IIFL (India Infoline), Kotak Mahindra, Motilal Oswal, IDFC and Edelweiss are the major Indian broking firms. Though the global players have been dominating the sector in India for almost 10 years, there is palpable fear now among the Indians players that the foreign ones could raise
their game further and take over the entire market.
In fact, many saw the writing on the wall when industry veteran Vallabh Bhansali quietly sold off the investment banking, institutional broking and corporate advisory services of Enam to Axis Bank for Rs. 2,067 crore in November last year. Bhansali’s timing was perfect. Experts say that had the deal been postponed by even six months, he would have lost heavily on valuation.
Others are not as lucky. “If the market continues to be in the present state for one more year, then the broking industry will face difficulties. Only the top few brokers who have the balance sheet and ability to adapt to a continuously changing environment will survive. Challenging times will force the industry to consolidate in the future,” says R. Venkatraman, managing director of IIFL. In 2007, IIFL pulled off a coup by poaching Bharat Parajia and four of his colleagues from CLSA, a leading foreign broker, with fat bonuses worth Rs. 11 crore. But things have changed now.
The foreign brokerages want to hire fewer people and invest more in technology. Most of them have been working on their technology for almost a decade and have acquired a level of expertise that their Indian counterparts can now only dream of. So what is this technology that is so deadly to the health of Indian broking firms?
To DMA or Not to DMA
Currently, algorithmic trading that uses computers accounts for around 10 percent of the entire Indian market. This is much lower than the 70 percent for the US, Singapore and Hong Kong markets. More and more people are taking up Direct Market Access, or DMA, which allows institutional players to enter markets seamlessly without broker intervention.
US-based Progress Software is sure that technology will be the game changer in financial markets and is betting big on India. Giles Nelson, who is building the algorithm for Apama — one of Progress Software’s key products — believes technology can be the great leveler. If bigger firms are caught sleeping on innovations, the smaller ones can easily scale up if they have a smart algorithm. In the past year, Progress Software managed to get five clients, mostly propriety traders, in India. Globally, it has about 150 clients.
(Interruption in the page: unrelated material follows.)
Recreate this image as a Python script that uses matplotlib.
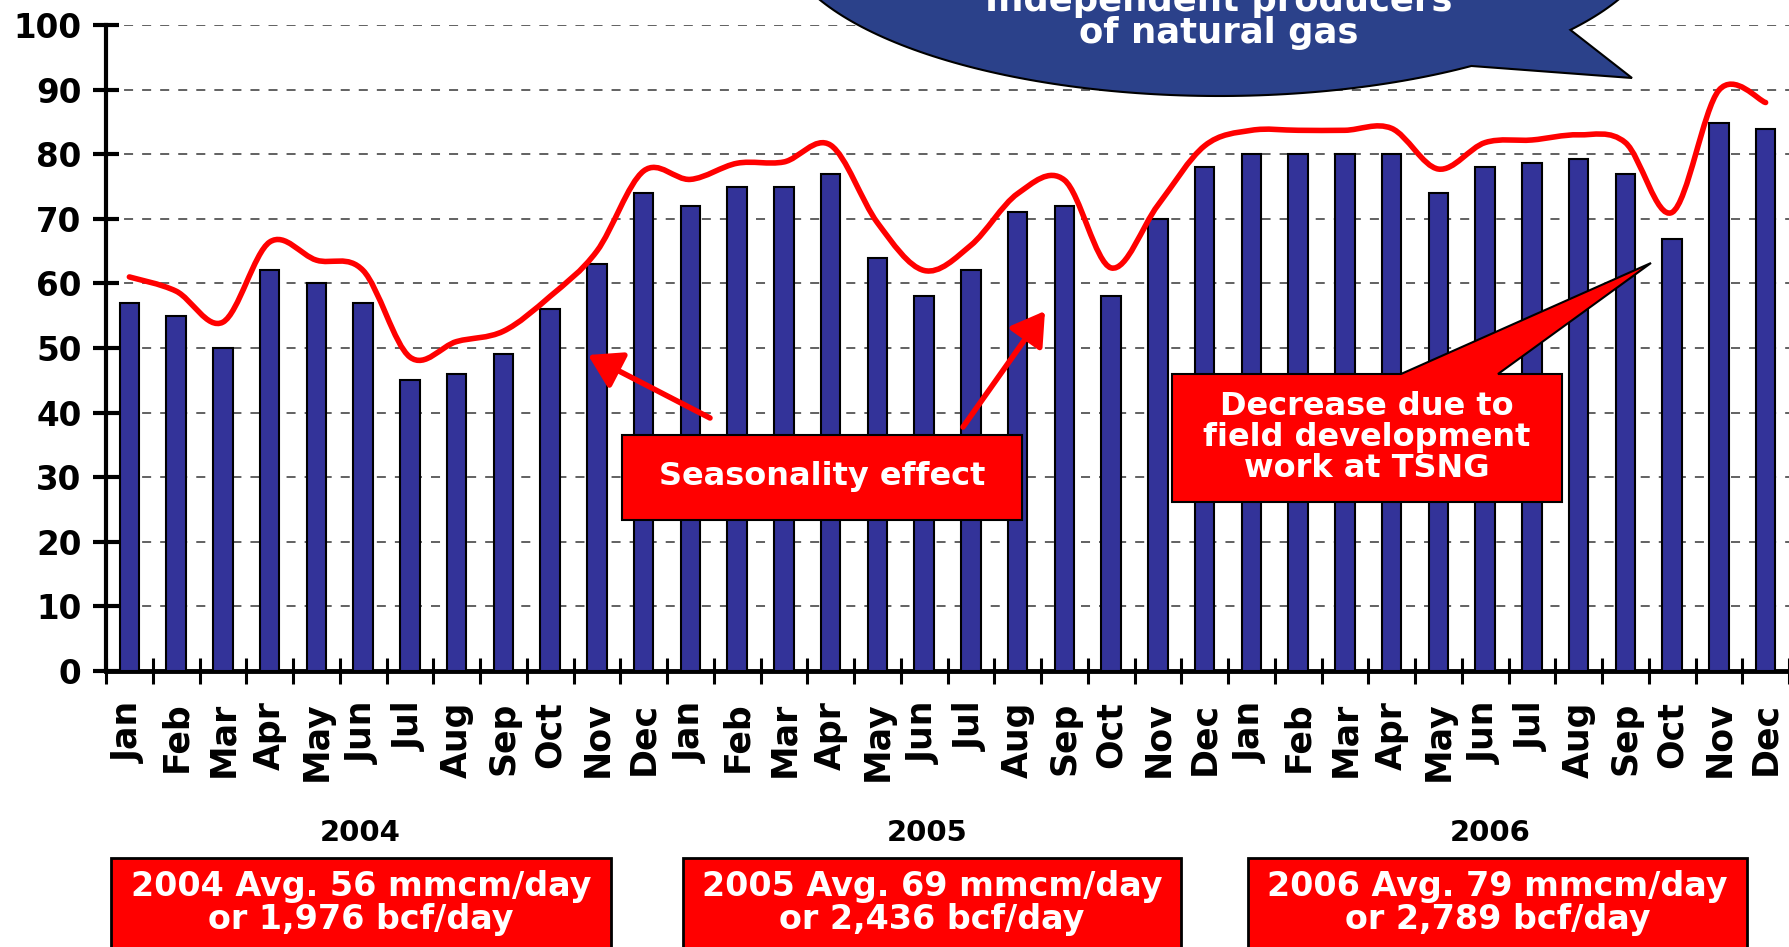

When it comes to technology, Indian markets are much more demanding than other Asian markets and require substantial investment. Most of the order flow is through one touch DMA, which is technologically more complex than straight DMA. This is not expected to change anytime soon. Also, there are very few institutions that have completely moved on to seamless DMA. Even those that have the technology use it only for 30 percent of the trades because the Indian markets are largely illiquid.